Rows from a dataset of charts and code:

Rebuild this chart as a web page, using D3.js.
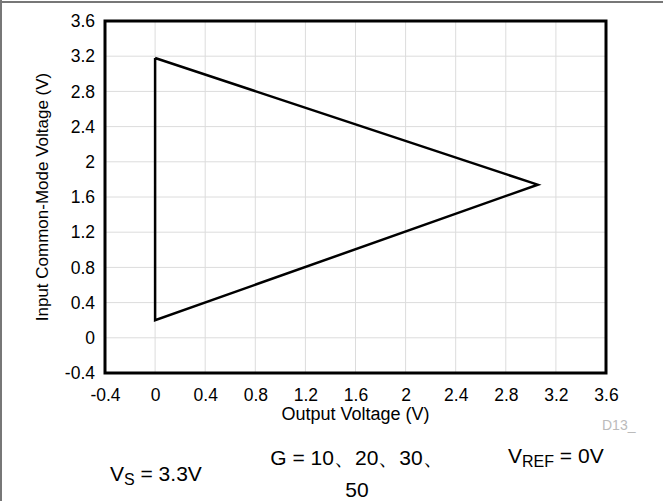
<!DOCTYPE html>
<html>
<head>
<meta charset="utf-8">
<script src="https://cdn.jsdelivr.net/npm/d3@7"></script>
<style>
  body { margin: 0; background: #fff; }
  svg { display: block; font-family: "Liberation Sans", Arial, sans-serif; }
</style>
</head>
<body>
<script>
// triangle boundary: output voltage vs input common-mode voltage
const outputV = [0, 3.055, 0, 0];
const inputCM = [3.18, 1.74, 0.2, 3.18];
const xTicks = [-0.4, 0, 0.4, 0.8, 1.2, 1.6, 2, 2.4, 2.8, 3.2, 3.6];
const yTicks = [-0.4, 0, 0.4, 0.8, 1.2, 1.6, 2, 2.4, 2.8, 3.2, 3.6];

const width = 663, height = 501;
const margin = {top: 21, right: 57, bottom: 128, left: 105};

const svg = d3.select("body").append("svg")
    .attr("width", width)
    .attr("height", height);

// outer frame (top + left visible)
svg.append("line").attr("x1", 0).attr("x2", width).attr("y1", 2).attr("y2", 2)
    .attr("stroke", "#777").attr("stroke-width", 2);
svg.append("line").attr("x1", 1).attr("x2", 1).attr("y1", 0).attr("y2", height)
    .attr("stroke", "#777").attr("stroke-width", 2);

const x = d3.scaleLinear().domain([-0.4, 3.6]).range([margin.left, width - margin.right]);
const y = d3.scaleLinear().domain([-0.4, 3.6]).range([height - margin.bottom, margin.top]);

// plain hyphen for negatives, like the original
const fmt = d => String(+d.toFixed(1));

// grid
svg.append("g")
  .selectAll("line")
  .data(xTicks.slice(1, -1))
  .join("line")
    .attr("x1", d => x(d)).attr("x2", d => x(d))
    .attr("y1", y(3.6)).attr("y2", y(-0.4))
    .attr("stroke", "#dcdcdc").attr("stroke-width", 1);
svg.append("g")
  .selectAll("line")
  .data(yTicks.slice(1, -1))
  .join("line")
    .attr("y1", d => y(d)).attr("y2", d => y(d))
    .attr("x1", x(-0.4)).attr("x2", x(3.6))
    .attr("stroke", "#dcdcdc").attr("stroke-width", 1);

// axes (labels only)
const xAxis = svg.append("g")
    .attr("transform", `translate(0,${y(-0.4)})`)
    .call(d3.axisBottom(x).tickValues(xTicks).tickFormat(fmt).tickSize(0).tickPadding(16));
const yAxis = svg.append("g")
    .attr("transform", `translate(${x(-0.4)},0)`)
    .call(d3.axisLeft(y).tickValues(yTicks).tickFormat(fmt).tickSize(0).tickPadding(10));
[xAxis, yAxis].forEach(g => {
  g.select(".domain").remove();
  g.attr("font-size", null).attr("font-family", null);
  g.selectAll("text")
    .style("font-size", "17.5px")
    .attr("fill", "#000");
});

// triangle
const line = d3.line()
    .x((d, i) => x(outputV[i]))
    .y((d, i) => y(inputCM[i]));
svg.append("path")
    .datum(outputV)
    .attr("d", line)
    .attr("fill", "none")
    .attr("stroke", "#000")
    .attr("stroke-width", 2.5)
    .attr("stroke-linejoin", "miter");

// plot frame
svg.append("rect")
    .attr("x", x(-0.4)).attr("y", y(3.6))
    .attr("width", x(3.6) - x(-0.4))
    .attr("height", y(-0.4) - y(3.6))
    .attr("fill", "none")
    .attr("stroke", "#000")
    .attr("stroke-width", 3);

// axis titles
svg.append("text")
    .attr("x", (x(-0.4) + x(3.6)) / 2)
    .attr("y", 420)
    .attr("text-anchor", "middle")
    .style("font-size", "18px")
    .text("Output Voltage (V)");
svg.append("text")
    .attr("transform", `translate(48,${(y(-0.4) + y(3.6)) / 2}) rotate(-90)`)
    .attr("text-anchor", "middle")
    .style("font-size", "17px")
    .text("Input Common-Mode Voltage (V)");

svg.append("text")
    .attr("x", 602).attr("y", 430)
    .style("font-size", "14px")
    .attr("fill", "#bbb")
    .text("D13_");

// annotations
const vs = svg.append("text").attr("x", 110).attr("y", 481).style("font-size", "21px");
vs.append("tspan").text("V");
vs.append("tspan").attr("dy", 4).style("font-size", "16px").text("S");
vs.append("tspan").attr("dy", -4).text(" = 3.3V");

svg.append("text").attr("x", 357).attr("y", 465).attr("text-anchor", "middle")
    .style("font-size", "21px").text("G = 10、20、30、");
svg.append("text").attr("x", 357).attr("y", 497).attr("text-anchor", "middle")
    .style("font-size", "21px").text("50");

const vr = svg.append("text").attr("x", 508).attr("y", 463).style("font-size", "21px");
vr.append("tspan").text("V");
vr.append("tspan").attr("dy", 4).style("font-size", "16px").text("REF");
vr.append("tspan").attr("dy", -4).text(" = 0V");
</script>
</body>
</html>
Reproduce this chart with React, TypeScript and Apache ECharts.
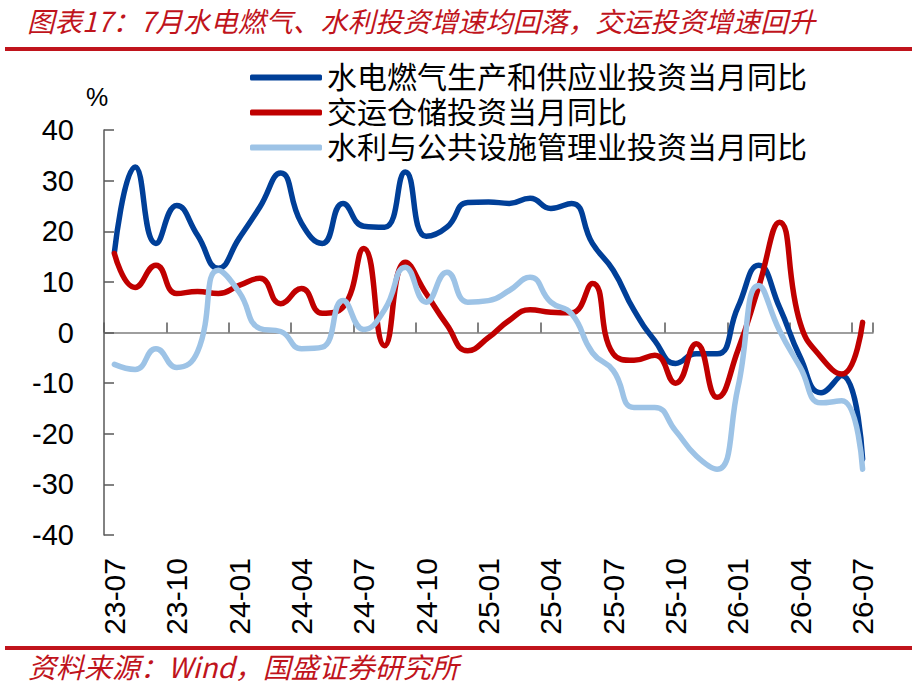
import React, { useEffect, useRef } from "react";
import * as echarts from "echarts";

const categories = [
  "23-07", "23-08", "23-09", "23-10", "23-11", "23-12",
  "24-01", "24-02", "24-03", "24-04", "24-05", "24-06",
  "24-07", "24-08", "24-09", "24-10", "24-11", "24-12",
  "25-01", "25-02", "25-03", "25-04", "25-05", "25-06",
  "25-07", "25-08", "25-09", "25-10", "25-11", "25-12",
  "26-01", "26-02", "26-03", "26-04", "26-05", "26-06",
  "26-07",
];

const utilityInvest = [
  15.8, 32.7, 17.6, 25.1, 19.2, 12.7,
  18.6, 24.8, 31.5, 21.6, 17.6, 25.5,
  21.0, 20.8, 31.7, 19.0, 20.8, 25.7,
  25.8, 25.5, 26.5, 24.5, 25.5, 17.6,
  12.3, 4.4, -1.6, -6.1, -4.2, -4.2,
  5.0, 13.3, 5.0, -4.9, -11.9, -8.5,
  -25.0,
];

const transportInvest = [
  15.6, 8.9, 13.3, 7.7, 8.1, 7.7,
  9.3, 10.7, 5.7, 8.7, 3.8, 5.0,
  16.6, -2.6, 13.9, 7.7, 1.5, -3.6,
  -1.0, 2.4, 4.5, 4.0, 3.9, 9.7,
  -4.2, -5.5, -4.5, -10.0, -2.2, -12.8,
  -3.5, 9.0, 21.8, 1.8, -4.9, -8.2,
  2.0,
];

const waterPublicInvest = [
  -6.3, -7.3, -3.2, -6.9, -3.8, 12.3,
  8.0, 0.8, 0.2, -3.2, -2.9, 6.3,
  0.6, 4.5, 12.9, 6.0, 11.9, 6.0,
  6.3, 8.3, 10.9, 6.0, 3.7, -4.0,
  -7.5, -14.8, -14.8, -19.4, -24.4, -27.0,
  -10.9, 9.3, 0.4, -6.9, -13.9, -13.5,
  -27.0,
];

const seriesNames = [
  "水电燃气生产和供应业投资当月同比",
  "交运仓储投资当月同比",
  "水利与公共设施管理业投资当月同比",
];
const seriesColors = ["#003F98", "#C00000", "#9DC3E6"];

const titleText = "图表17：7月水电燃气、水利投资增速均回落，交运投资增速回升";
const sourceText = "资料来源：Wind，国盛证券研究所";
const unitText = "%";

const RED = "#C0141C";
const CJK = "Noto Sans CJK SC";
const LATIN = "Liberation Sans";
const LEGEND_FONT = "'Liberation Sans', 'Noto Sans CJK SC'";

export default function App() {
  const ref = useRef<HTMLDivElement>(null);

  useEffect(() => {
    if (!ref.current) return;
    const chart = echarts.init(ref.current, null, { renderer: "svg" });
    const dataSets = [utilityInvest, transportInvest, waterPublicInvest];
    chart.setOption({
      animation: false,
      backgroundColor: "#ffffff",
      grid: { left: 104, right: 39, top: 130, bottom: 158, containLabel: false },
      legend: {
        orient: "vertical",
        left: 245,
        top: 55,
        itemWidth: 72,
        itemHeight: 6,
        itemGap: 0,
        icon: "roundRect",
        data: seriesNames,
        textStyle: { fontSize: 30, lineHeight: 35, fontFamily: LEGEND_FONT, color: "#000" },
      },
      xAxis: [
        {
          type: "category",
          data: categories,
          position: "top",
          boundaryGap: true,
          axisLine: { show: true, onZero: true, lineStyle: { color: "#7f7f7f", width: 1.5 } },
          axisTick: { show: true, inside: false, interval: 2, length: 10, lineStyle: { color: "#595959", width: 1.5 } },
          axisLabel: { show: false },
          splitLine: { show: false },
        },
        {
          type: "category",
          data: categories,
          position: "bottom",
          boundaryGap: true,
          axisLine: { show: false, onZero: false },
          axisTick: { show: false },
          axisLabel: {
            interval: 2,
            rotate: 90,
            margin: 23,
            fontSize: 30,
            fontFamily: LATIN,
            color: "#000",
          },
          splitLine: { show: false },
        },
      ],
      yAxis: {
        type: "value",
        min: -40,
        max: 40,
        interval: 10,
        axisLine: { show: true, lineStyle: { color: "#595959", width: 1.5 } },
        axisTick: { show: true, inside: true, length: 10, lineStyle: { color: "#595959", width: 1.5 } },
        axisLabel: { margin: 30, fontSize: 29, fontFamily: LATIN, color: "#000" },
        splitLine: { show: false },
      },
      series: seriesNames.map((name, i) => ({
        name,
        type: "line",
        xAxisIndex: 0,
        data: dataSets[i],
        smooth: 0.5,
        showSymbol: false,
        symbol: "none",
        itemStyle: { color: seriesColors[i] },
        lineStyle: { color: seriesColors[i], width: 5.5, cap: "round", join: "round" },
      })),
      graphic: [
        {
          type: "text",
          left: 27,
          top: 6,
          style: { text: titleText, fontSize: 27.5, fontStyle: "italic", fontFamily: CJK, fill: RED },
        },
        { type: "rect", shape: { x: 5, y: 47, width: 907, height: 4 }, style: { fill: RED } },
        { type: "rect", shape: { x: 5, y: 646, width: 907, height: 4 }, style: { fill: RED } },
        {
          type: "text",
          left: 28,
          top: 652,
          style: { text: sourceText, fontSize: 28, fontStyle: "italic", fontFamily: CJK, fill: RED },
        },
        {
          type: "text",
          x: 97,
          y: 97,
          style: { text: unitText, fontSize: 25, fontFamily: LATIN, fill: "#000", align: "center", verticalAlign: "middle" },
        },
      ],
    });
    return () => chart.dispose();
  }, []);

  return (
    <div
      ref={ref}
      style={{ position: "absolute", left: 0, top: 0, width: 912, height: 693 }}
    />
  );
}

**What is needed**
Quote the lines above exactly, starting with the one that has "Reproduce this chart" and ending with the one that has "const ref = useRef<HTMLDivElement>(null);"; drop the pictures and include nothing else.

**Result for this task**
Reproduce this chart with React, TypeScript and Apache ECharts.
import React, { useEffect, useRef } from "react";
import * as echarts from "echarts";

const categories = [
  "23-07", "23-08", "23-09", "23-10", "23-11", "23-12",
  "24-01", "24-02", "24-03", "24-04", "24-05", "24-06",
  "24-07", "24-08", "24-09", "24-10", "24-11", "24-12",
  "25-01", "25-02", "25-03", "25-04", "25-05", "25-06",
  "25-07", "25-08", "25-09", "25-10", "25-11", "25-12",
  "26-01", "26-02", "26-03", "26-04", "26-05", "26-06",
  "26-07",
];

const utilityInvest = [
  15.8, 32.7, 17.6, 25.1, 19.2, 12.7,
  18.6, 24.8, 31.5, 21.6, 17.6, 25.5,
  21.0, 20.8, 31.7, 19.0, 20.8, 25.7,
  25.8, 25.5, 26.5, 24.5, 25.5, 17.6,
  12.3, 4.4, -1.6, -6.1, -4.2, -4.2,
  5.0, 13.3, 5.0, -4.9, -11.9, -8.5,
  -25.0,
];

const transportInvest = [
  15.6, 8.9, 13.3, 7.7, 8.1, 7.7,
  9.3, 10.7, 5.7, 8.7, 3.8, 5.0,
  16.6, -2.6, 13.9, 7.7, 1.5, -3.6,
  -1.0, 2.4, 4.5, 4.0, 3.9, 9.7,
  -4.2, -5.5, -4.5, -10.0, -2.2, -12.8,
  -3.5, 9.0, 21.8, 1.8, -4.9, -8.2,
  2.0,
];

const waterPublicInvest = [
  -6.3, -7.3, -3.2, -6.9, -3.8, 12.3,
  8.0, 0.8, 0.2, -3.2, -2.9, 6.3,
  0.6, 4.5, 12.9, 6.0, 11.9, 6.0,
  6.3, 8.3, 10.9, 6.0, 3.7, -4.0,
  -7.5, -14.8, -14.8, -19.4, -24.4, -27.0,
  -10.9, 9.3, 0.4, -6.9, -13.9, -13.5,
  -27.0,
];

const seriesNames = [
  "水电燃气生产和供应业投资当月同比",
  "交运仓储投资当月同比",
  "水利与公共设施管理业投资当月同比",
];
const seriesColors = ["#003F98", "#C00000", "#9DC3E6"];

const titleText = "图表17：7月水电燃气、水利投资增速均回落，交运投资增速回升";
const sourceText = "资料来源：Wind，国盛证券研究所";
const unitText = "%";

const RED = "#C0141C";
const CJK = "Noto Sans CJK SC";
const LATIN = "Liberation Sans";
const LEGEND_FONT = "'Liberation Sans', 'Noto Sans CJK SC'";

export default function App() {
  const ref = useRef<HTMLDivElement>(null);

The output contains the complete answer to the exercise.